- [DATA]:
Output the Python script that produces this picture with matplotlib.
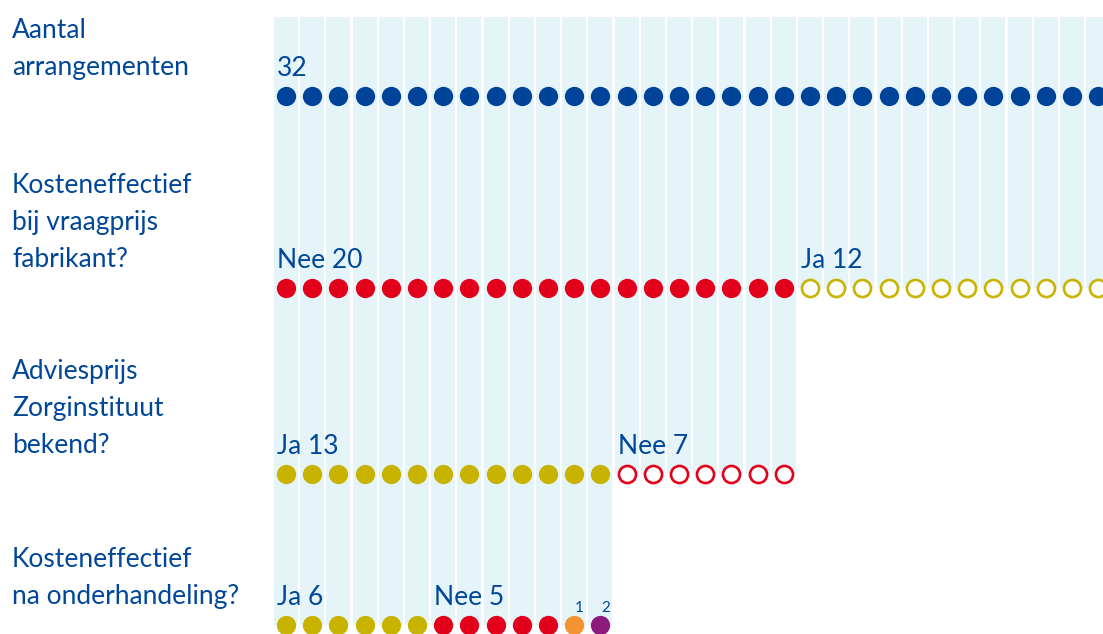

--

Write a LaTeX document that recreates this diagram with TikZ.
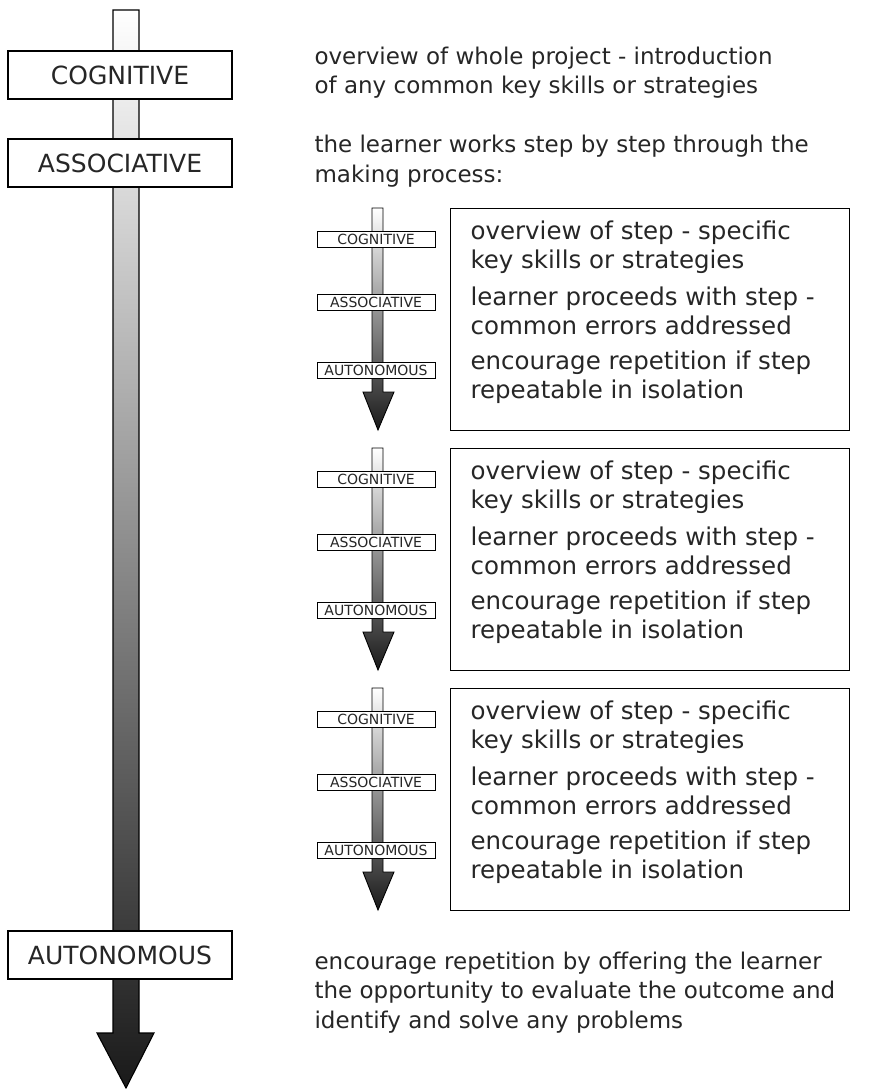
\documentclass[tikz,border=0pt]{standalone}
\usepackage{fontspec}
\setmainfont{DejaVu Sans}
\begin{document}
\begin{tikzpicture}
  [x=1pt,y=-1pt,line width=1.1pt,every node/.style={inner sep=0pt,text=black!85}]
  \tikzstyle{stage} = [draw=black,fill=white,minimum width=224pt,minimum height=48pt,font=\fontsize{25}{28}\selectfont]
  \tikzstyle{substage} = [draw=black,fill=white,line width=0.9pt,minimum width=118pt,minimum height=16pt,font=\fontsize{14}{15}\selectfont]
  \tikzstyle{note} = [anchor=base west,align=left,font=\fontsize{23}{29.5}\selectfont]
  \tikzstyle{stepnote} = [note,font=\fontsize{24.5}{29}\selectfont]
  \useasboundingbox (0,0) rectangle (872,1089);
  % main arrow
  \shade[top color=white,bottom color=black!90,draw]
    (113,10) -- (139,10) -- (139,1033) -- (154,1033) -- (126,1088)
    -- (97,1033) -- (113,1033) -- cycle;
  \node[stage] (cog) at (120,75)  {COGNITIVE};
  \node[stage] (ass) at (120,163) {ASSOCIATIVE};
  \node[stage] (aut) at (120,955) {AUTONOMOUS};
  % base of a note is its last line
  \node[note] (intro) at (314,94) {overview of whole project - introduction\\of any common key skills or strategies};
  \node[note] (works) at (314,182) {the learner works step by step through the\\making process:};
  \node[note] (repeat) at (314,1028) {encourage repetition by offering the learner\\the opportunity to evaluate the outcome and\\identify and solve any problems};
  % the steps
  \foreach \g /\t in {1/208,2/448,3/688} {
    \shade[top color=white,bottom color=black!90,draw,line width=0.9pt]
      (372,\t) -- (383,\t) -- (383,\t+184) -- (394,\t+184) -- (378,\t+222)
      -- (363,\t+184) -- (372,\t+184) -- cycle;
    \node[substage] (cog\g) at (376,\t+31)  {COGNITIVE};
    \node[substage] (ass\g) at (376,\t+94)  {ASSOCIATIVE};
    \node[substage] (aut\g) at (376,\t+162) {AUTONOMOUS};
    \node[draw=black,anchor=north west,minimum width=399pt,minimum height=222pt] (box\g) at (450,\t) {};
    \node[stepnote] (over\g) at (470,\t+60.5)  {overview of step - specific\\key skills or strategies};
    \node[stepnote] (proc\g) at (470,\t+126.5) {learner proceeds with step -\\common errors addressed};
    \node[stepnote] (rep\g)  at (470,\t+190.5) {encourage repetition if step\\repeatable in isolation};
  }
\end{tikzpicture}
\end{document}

- [WHAT THIS TASK INVOLVES]: Return, from the data, each line that has the word "with" in it.

- [OUTPUT FOR THIS TASK]:
Output the Python script that produces this picture with matplotlib.
Write a LaTeX document that recreates this diagram with TikZ.
    \node[stepnote] (proc\g) at (470,\t+126.5) {learner proceeds with step -\\common errors addressed};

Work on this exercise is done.